The Bambridge Hotel, Sugarhouse Entry, Belfast

In 1941, the Belfast Blitz destroyed Sugarhouse Entry, and the Bambridge Hotel that stood on the site of a historic tavern used by the United Irishmen.

Bambridge Hotel

2-6 Sugarhouse Entry

Belfast

Northern Ireland

The Bambridge Hotel once stood on the corner of Waring Street and Sugarhouse Entry, Belfast. It occupied the site of a historic old tavern, which gave its name to today's nearby Michelin starred restaurant The Muddler's Club.

In the 1790s, the venue was the Dr. Franklin Tavern but known as Peggy’s Inn after the owner Peggy Barclay. The tavern became a meeting place for Henry Joy McCracken and the United Irishmen who met in secret under the guise of The Muddler’s Club.

Sugarhouse Entry, Belfast

Belfast Telegraph Photo: AR 161. Destruction of buildings in Sugarhouse Entry, Belfast. These famous entries in the city are where Henry Joy McCracken and the United Irishmen met in 1798.

In 1798, a Mr. Michael Fallon took ownership of the Sugarhouse Entry premises. As well as its use by the United Irishmen, a later incarnation of the premises would become a favourite with Scottish and English soldiers who referred to it as ‘Nugent’s Den’ after the Royalist Commander In Chief.
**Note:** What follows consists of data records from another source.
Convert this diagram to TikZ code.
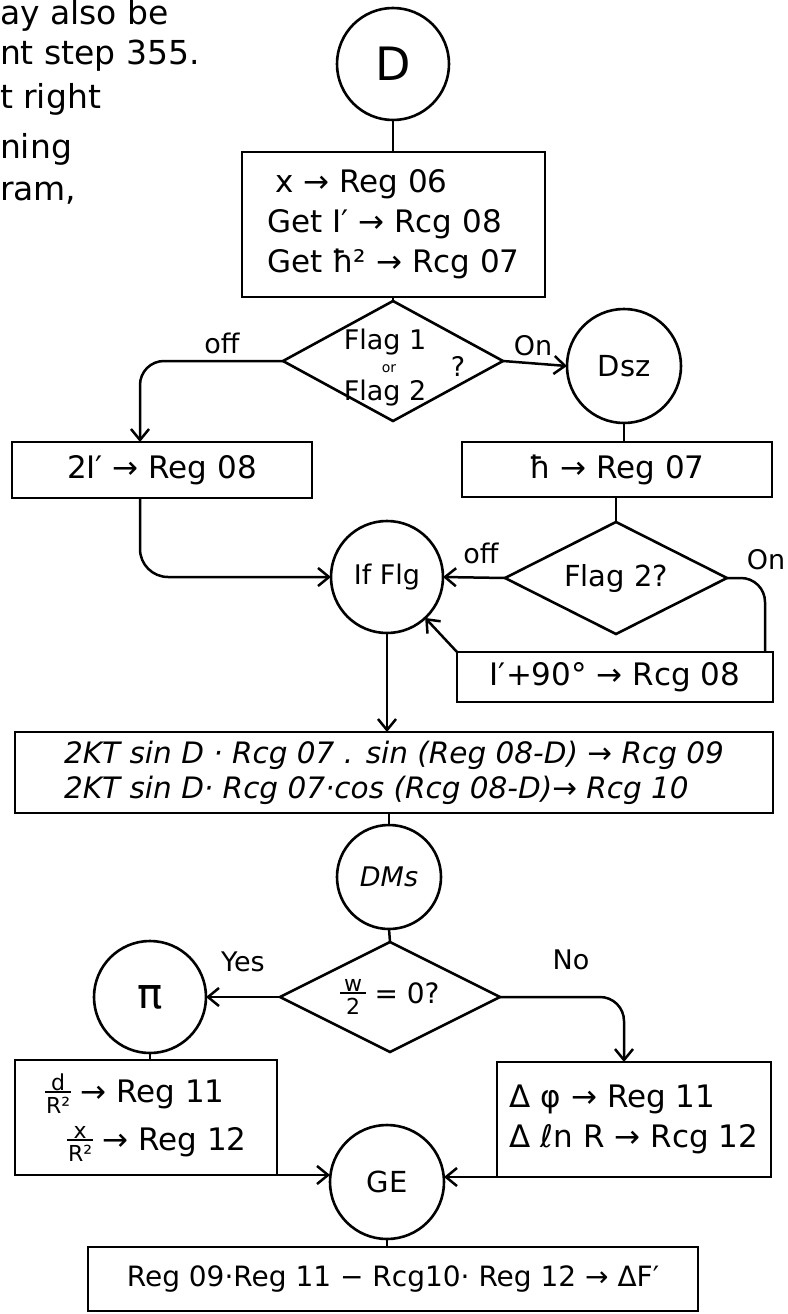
\documentclass[tikz,border=0pt]{standalone}
\usepackage{fontspec}
\setmainfont{DejaVu Sans}
\usetikzlibrary{arrows.meta,shapes.geometric,calc}
\newcommand\hwfrac[2]{\raisebox{-11pt}{\fontsize{22}{22}\selectfont\shortstack[c]{#1\\[-3pt]\rule{1.15em}{2.2pt}\\[1pt]#2}}}
\begin{document}
\begin{tikzpicture}[x=1pt,y=-1pt,
  every node/.style={inner sep=0pt, outer sep=0pt},
  line/.style={line width=2.5pt},
  arr/.style={line width=2.5pt, -{Straight Barb[length=11pt,width=18pt,line width=2.5pt]}},
  box/.style={draw, line width=2.8pt, align=left, font=\fontsize{31}{42}\selectfont},
  circ/.style={draw, circle, line width=2.6pt, font=\fontsize{29}{34}\selectfont},
  dia/.style={draw, diamond, line width=2.6pt},
  lab/.style={font=\fontsize{27}{30}\selectfont},
  flag/.style={font=\fontsize{27}{30}\selectfont},
  note/.style={anchor=base west, font=\fontsize{33}{36}\selectfont}]
\useasboundingbox (0,0) rectangle (787,1314);

% cut-off note at top left
\node[note] (t1) at (0,25) {ay also be};
\node[note] (t2) at (0,64) {nt step 355.};
\node[note] (t3) at (0,108) {t right};
\node[note] (t4) at (0,158) {ning};
\node[note] (t5) at (0,200) {ram,};

% nodes
\node[circ, minimum size=112pt, font=\fontsize{46}{50}\selectfont] (D) at (393,64) {D};
\node[box, minimum width=303pt, minimum height=145pt] (b1) at (393.5,224.5)
  {\hspace*{8pt}x → Reg 06\\[-2pt]Get I′ → Rcg 08\\[-2pt]Get ħ² → Rcg 07};
\node[dia, minimum width=220pt, minimum height=120pt] (d1) at (393,361) {};
\node[flag] (d1a) at (385,342) {Flag 1};
\node[font=\fontsize{14}{14}\selectfont] (d1or) at (389,369) {or};
\node[flag] (d1b) at (385,393) {Flag 2};
\node[flag] (d1q) at (458,366) {?};
\node[circ, minimum size=114pt] (Dsz) at (624,366) {Dsz};
\node[box, minimum width=300pt, minimum height=56pt] (b2) at (162,470) {2I′ → Reg 08};
\node[box, minimum width=310pt, minimum height=55pt] (bh) at (617,469.5) {ħ → Reg 07};
\node[dia, minimum width=222pt, minimum height=112pt] (d2) at (616,578) {};
\node[font=\fontsize{29}{34}\selectfont] (d2t) at (d2.center) {Flag 2?};
\node[circ, minimum size=112pt, font=\fontsize{27}{30}\selectfont] (If) at (387,577) {If Flg};
\node[box, minimum width=316pt, minimum height=50pt] (b90) at (615,677) {I′+90° → Rcg 08};
\node[box, minimum width=758pt, minimum height=81pt, font=\fontsize{29.5}{35}\itshape] (big) at (394,772.5)
  {2KT sin D · Rcg 07 . sin (Reg 08-D) → Rcg 09\\2KT sin D· Rcg 07·cos (Rcg 08-D)→ Rcg 10};
\node[circ, minimum size=104pt, font=\fontsize{27}{30}\itshape] (DMs) at (389,877) {DMs};
\node[dia, minimum width=220pt, minimum height=110pt] (d3) at (390,997) {};
\node[font=\fontsize{28}{30}\selectfont] (d3t) at (d3.center) {\hwfrac{w}{2} = 0?};
\node[circ, minimum size=112pt, font=\fontsize{42}{46}\selectfont] (pi) at (150,997) {π};
\node[box, minimum width=262pt, minimum height=115pt, font=\fontsize{31}{48}\selectfont] (pb) at (146,1117.5)
  {\hwfrac{d}{R²} → Reg 11\\\hspace*{22pt}\hwfrac{x}{R²} → Reg 12};
\node[box, minimum width=274pt, minimum height=115pt] (db) at (634,1119.5)
  {Δ φ → Reg 11\\[-2pt]Δ ℓn R → Rcg 12};
\node[circ, minimum size=114pt] (GE) at (387,1182) {GE};
\node[box, minimum width=610pt, minimum height=64pt, font=\fontsize{28}{32}\selectfont] (fin) at (393,1279)
  {Reg 09·Reg 11 − Rcg10· Reg 12 → ΔF′};

% labels
\node[lab] (off1) at (222,343) {off};
\node[lab] (on1) at (533,346) {On};
\node[lab] (off2) at (481,553) {off};
\node[lab] (on2) at (766,560) {On};
\node[lab] (yes) at (243,962) {Yes};
\node[lab] (no) at (571,960) {No};

% connectors
\draw[line] (D.south) -- (D.south |- b1.north);
\draw[line] (b1.south -| d1.north) -- (d1.north);
\draw[arr, rounded corners=24pt] (d1.west) -| ([xshift=-22pt]b2.north);
\draw[arr] (d1.east) -- (Dsz.west);
\draw[line] (Dsz.south) -- (Dsz.south |- bh.north);
\draw[line] (bh.south -| d2.north) -- (d2.north);
\draw[arr] (d2.west) -- (If.east);
\draw[line, rounded corners=24pt] (d2.east) -| ([xshift=150pt]b90.north);
\draw[arr] (b90.north west) -- (If.-47);
\draw[arr, rounded corners=28pt] ([xshift=-22pt]b2.south) |- (If.west);
\draw[arr] (If.south) -- (If.south |- big.north);
\draw[line] (DMs.north |- big.south) -- (DMs.north);
\draw[line] (DMs.south) -- (d3.north);
\draw[arr] (d3.west) -- (pi.east);
\draw[arr, rounded corners=24pt] (d3.east) -| ([xshift=-10pt]db.north);
\draw[line] (pi.south) -- (pi.south |- pb.north);
\draw[arr] (pb.south east) -- (pb.south east -| GE.west);
\draw[arr] (db.south west) -- (db.south west -| GE.east);
\draw[line] (GE.south) -- (GE.south |- fin.north);
\end{tikzpicture}
\end{document}
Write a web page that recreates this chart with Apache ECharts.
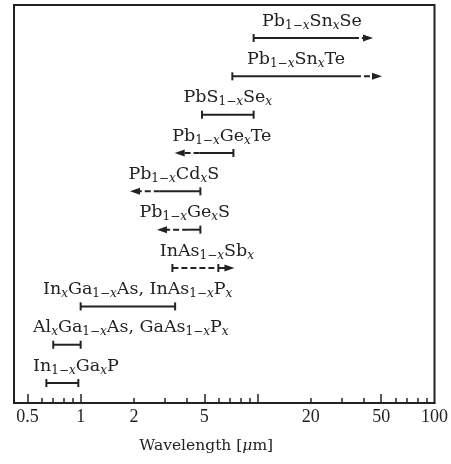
<!DOCTYPE html>
<html>
<head>
<meta charset="utf-8">
<script src="https://cdn.jsdelivr.net/npm/echarts@6/dist/echarts.min.js"></script>
<style>
html,body{margin:0;padding:0;background:#fff;}
#chart{width:451px;height:464px;}
</style>
</head>
<body>
<div id="chart"></div>
<script>
// Material labels (rich text: s = upright subscript, i = italic subscript)
const materials = [
  'Pb{s|1−}{i|x}Sn{i|x}Se',
  'Pb{s|1−}{i|x}Sn{i|x}Te',
  'PbS{s|1−}{i|x}Se{i|x}',
  'Pb{s|1−}{i|x}Ge{i|x}Te',
  'Pb{s|1−}{i|x}Cd{i|x}S',
  'Pb{s|1−}{i|x}Ge{i|x}S',
  'InAs{s|1−}{i|x}Sb{i|x}',
  'In{i|x}Ga{s|1−}{i|x}As, InAs{s|1−}{i|x}P{i|x}',
  'Al{i|x}Ga{s|1−}{i|x}As, GaAs{s|1−}{i|x}P{i|x}',
  'In{s|1−}{i|x}Ga{i|x}P'
];
// wavelength (µm): capped end, junction, tip of the extension (null = none)
const cappedEnd = [9.5, 7.2, 4.85, 7.3, 4.75, 4.75, 3.3, 1.0, 0.7, 0.64];
const junction  = [34.6, 35.5, 9.5, 4.7, 2.8, 4.05, 6.0, 3.42, 1.0, 0.97];
const tipEnd    = [44.9, 50.5, null, 3.4, 1.9, 2.7, 7.4, null, null, null];
// 'range' = capped both ends, 'extend' = solid then dashed arrow, 'dashFirst' = dashed then solid arrow
const kinds = ['extend','extend','range','extend','extend','extend','dashFirst','range','range','range'];
// label centre (µm)
const labelAt = [20.3, 16.5, 6.79, 6.28, 3.36, 3.88, 5.17, 2.10, 1.92, 0.94];

const majorTicks = [0.5, 1, 5, 10, 50];
const minorTicks = [0.6, 0.7, 0.8, 0.9, 2, 3, 4, 6, 7, 8, 9, 20, 30, 40, 60, 70, 80, 90];
const tickLabels = [0.5, 1, 2, 5, 20, 50, 100];

const INK = '#222222';
const chart = echarts.init(document.getElementById('chart'));

function renderItem(params, api) {
  const i = params.dataIndex;
  const yv = materials.length - i;
  const pa = api.coord([cappedEnd[i], yv]);
  const pb = api.coord([junction[i], yv]);
  const y = pa[1];
  const kids = [];
  const solid = {stroke: INK, lineWidth: 2};
  const dashed = {stroke: INK, lineWidth: 2, lineDash: [6, 3]};
  const cap = (x) => kids.push({type: 'line', shape: {x1: x, y1: y - 4, x2: x, y2: y + 4}, style: solid});
  const seg = (x1, x2, st) => kids.push({type: 'line', shape: {x1: x1, y1: y, x2: x2, y2: y}, style: st});
  const arrow = (tip, dir) => kids.push({type: 'polygon', shape: {points: [[tip, y], [tip - dir * 10, y - 3.5], [tip - dir * 10, y + 3.5]]}, style: {fill: INK}});
  const k = kinds[i];
  if (k === 'range') {
    seg(pa[0], pb[0], solid); cap(pa[0]); cap(pb[0]);
  } else if (k === 'extend') {
    const pc = api.coord([tipEnd[i], yv]);
    const dir = pc[0] > pb[0] ? 1 : -1;
    seg(pa[0], pb[0], solid); cap(pa[0]);
    seg(pb[0], pc[0] - dir * 9, dashed);
    arrow(pc[0], dir);
  } else {
    const pc = api.coord([tipEnd[i], yv]);
    const dir = pc[0] > pb[0] ? 1 : -1;
    cap(pa[0]);
    seg(pa[0], pb[0] - dir * 2, dashed);
    cap(pb[0]);
    seg(pb[0], pc[0] - dir * 9, solid);
    arrow(pc[0], dir);
  }
  const lx = api.coord([labelAt[i], yv])[0];
  kids.push({
    type: 'text',
    style: {
      text: materials[i],
      x: lx, y: y - 17,
      align: 'center', verticalAlign: 'middle',
      fontFamily: 'DejaVu Serif', fontSize: 17.5, lineHeight: 21,
      fill: INK,
      rich: {
        s: {fontFamily: 'DejaVu Serif', fontSize: 12, lineHeight: 12, verticalAlign: 'bottom', fill: INK},
        i: {fontFamily: 'DejaVu Serif', fontStyle: 'italic', fontSize: 12, lineHeight: 12, verticalAlign: 'bottom', fill: INK}
      }
    }
  });
  return {type: 'group', children: kids};
}

const option = {
  backgroundColor: '#ffffff',
  animation: false,
  grid: {left: 14, right: 16, top: 5, bottom: 61, show: true, borderColor: INK, borderWidth: 2, backgroundColor: 'transparent'},
  xAxis: [
    {
      type: 'log', min: 0.42, max: 100, position: 'bottom',
      axisLine: {show: true, lineStyle: {color: INK, width: 2}},
      axisTick: {show: true, inside: true, length: 9, customValues: majorTicks, lineStyle: {color: INK, width: 1.5}},
      minorTick: {show: false},
      splitLine: {show: false},
      axisLabel: {customValues: tickLabels, margin: 5, color: INK, fontFamily: 'Liberation Serif', fontSize: 18,
        formatter: (v) => String(v)},
      name: 'Wavelength [{mu|μ}m]',
      nameLocation: 'middle', nameGap: 35,
      nameTextStyle: {color: INK, fontFamily: 'DejaVu Serif', fontSize: 15.5, padding: [0, 36, 0, 0],
        rich: {mu: {fontFamily: 'DejaVu Serif', fontStyle: 'italic', fontSize: 15.5, color: INK}}}
    },
    {
      type: 'log', min: 0.42, max: 100, position: 'bottom',
      axisLine: {show: false},
      axisTick: {show: true, inside: true, length: 5, customValues: minorTicks, lineStyle: {color: INK, width: 1.5}},
      splitLine: {show: false},
      axisLabel: {show: false}
    }
  ],
  yAxis: {type: 'value', min: 0.48, max: 10.86, show: false},
  series: [{
    type: 'custom',
    xAxisIndex: 0,
    renderItem: renderItem,
    data: materials.map((m, i) => [cappedEnd[i], materials.length - i]),
    encode: {x: 0, y: 1},
    silent: true
  }]
};
chart.setOption(option);
</script>
</body>
</html>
By the mid-1800s, the site had become the Bambridge Hotel, owned for a time by Mr. Hugh Rafferty. The Belfast Street Directories list the premises as not only a hotel but also Billiard Rooms and an Oyster House. In 1903, the Northern Whig Newspaper based not far from the hotel published an article decrying the development of modern Belfast.

High Street has already been largely re-made, and the process of replacing the ancient by the modern is rapidly being extended to the entries and alleys each side of that thoroughfare. When, some twelve years ago, the Bambridge Hotel in Sugarhouse Entry was rebuilt, one of the best known, if not one of the most ancient, of the “wynne” buildings lost its sympathy with the past.

By 1905, the Rafferty family had parted from the hotel and Miss. Rafferty was the proprietor of a new establishment in Glenarm, Co. Down. In later years, the Bambridge Hotel was owned by the McGlade family. They owned many premises in the city including the Hercules Bar, The Queen’s Café, The Tower Buildings, and the Grand Metropole Hotel.

The Bambridge Hotel remained operating under this name until Sugarhouse Entry fell victim to Luftwaffe bombs in the Belfast Blitz. The buildings on Sugarhouse Entry were never rebuilt and the Bambridge Hotel never reopened. During the modern Troubles in Northern Ireland, authorities closed off access to the entry.